日本酒や焼酎、泡盛と地域色豊かな酒を造る技術が世界に認められたのは喜ばしい。

酒は、祭事や婚礼といった日本の行事に不可欠で、酒造りが地域社会の結束に貢献しているとの評価だ。背景にある文化的価値への理解を深めるとともに、さらなる発展の契機にしたい。

日本酒は日本固有のこうじ菌の働きでコメの発酵を促し造られる。その独特の芳醇(ほうじゅん)な味わいはほかにはない特長だ。同じ醸造酒でも、ブドウの糖分を利用するワインなどとは異なるわが国独自の酒である。

発酵中のもろみを混ぜる蔵元の男性=兵庫県明石市

現代の酒造りの原型は室町時代にさかのぼる。地域の風土や環境に合わせて進化し、杜氏(とうじ)や蔵人らの技術が引き継がれてきた。各地から喜びの声が上がるのも、多くの地域で酒造りが行われてきた証しである。

一方で、現場の高齢化が進んでいる。その伝統を守りつつ、時代にあった変革も進めていかなくてはならない。

近年の市場は厳しい。農林水産省の調べでは、日本酒の国内出荷量は昭和48年をピークに減少し、昨年はその4分の1以下だった。多様な酒類との競合や健康志向による低アルコールブームなども要因だ。

ただし輸出は増加傾向にある。平成25年に無形文化遺産に登録された和食の人気に伴い日本酒の需要が高まっている。

業界のまとめによると、昨年度の輸出金額は10年前に比べて約4倍に増えた。海外ではすでに「SAKE」でも通じるが、登録による、さらなる認知度アップが期待される。

新酒づくりでタンクをかき混ぜる数馬酒造の社員=10月22日、石川県能登町(数馬酒造提供)

酒は郷土の歴史や文化を色濃く映す産物だ。地域色が強いということはそれだけ地場産業が多いことでもある。
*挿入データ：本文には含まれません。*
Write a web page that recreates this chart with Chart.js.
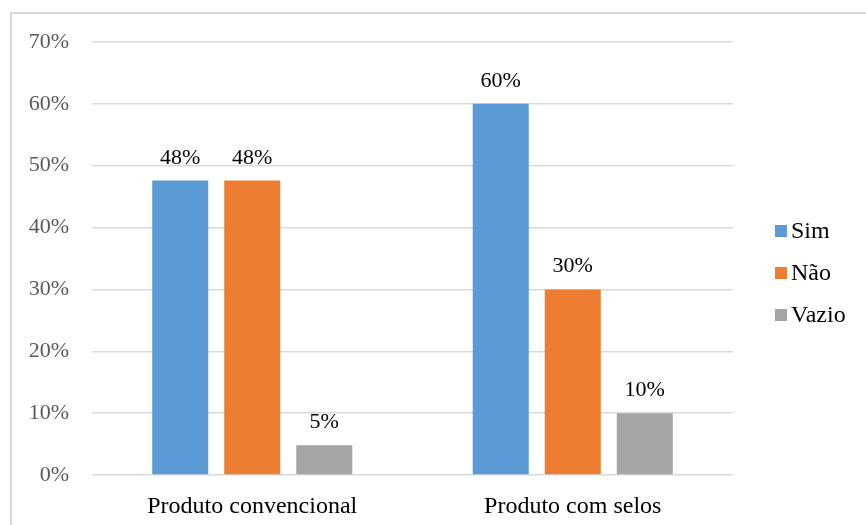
<!DOCTYPE html>
<html>
<head>
<meta charset="utf-8">
<script src="https://cdn.jsdelivr.net/npm/chart.js@4.4.1/dist/chart.umd.min.js"></script>
<style>
  html, body { margin: 0; padding: 0; background: #fff; }
  body { width: 866px; height: 525px; position: relative; overflow: hidden; font-family: "Liberation Serif", serif; }
  .frame {
    position: absolute; left: 10px; top: 12px;
    width: 900px; height: 560px;
    border-left: 2px solid #d9d9d9; border-top: 2px solid #d9d9d9;
  }
  .chart-container { position: absolute; left: 0; top: 0; width: 866px; height: 525px; }
</style>
</head>
<body>
<div class="frame"></div>
<div class="chart-container">
  <canvas id="chart"></canvas>
</div>
<script>
const categories = ['Produto convencional', 'Produto com selos'];
const seriesNames = ['Sim', 'Não', 'Vazio'];
const sim = [0.476, 0.60];
const nao = [0.476, 0.30];
const vazio = [0.048, 0.10];
const yTicks = [0, 0.1, 0.2, 0.3, 0.4, 0.5, 0.6, 0.7];

const colors = ['#5b9bd5', '#ed7d31', '#a5a5a5'];
const FONT = "'Liberation Serif', serif";
const fmtPct = v => Math.round(v * 100) + '%';

Chart.defaults.font.family = FONT;

// value labels above each bar
const barLabels = {
  id: 'barLabels',
  afterDatasetsDraw(chart) {
    const ctx = chart.ctx;
    ctx.save();
    ctx.font = '22px ' + FONT;
    ctx.fillStyle = '#000';
    ctx.textAlign = 'center';
    ctx.textBaseline = 'alphabetic';
    chart.data.datasets.forEach((ds, i) => {
      chart.getDatasetMeta(i).data.forEach((bar, j) => {
        ctx.fillText(fmtPct(ds.data[j]), bar.x, bar.y - 17);
      });
    });
    ctx.restore();
  }
};

// legend on the right, boxes close to the text
const sideLegend = {
  id: 'sideLegend',
  afterDraw(chart) {
    const ctx = chart.ctx;
    const x = 775, y0 = 231, step = 42;
    ctx.save();
    ctx.font = '24px ' + FONT;
    ctx.textBaseline = 'middle';
    chart.data.datasets.forEach((ds, i) => {
      const y = y0 + i * step;
      ctx.fillStyle = ds.backgroundColor;
      ctx.fillRect(x, y - 6, 12, 12);
      ctx.fillStyle = '#000';
      ctx.fillText(ds.label, x + 16, y + 1);
    });
    ctx.restore();
  }
};

const datasets = [sim, nao, vazio].map((values, i) => ({
  label: seriesNames[i],
  data: values,
  backgroundColor: colors[i],
  categoryPercentage: 0.674,
  barPercentage: 0.778
}));

new Chart(document.getElementById('chart'), {
  type: 'bar',
  data: { labels: categories, datasets: datasets },
  options: {
    responsive: true,
    maintainAspectRatio: false,
    animation: false,
    layout: { padding: { top: 42, right: 133, left: 0, bottom: 0 } },
    plugins: {
      legend: { display: false },
      tooltip: { enabled: false }
    },
    scales: {
      x: {
        grid: { display: false, drawTicks: false },
        border: { display: false },
        ticks: { color: '#000', font: { family: FONT, size: 24 }, padding: 17 },
        afterFit: scale => { scale.height = 50; }
      },
      y: {
        min: 0,
        max: 0.7,
        afterBuildTicks: scale => { scale.ticks = yTicks.map(v => ({ value: v })); },
        grid: { color: '#d9d9d9', lineWidth: 1.5, drawTicks: false },
        border: { display: false },
        ticks: {
          color: '#595959',
          font: { family: FONT, size: 22 },
          padding: 23,
          callback: v => fmtPct(v)
        },
        afterFit: scale => { scale.width = 92; }
      }
    }
  },
  plugins: [barLabels, sideLegend]
});
</script>
</body>
</html>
東日本大震災や熊本地震、今年の能登半島地震でも多くの酒蔵が被害を受けた。クラウドファンディングなどを通じた支援も広がっている。今後も息の長い支援、応援を続けたい。

古来、酒は神事と深く関わり霊力を宿すとされている。神にささげた後に酒宴を開き、人々も口にすることで加護を得ると信じられてきた。技術の継承はもとより、心のよりどころとなってきた精神文化も受け継いでいくことが大切だ。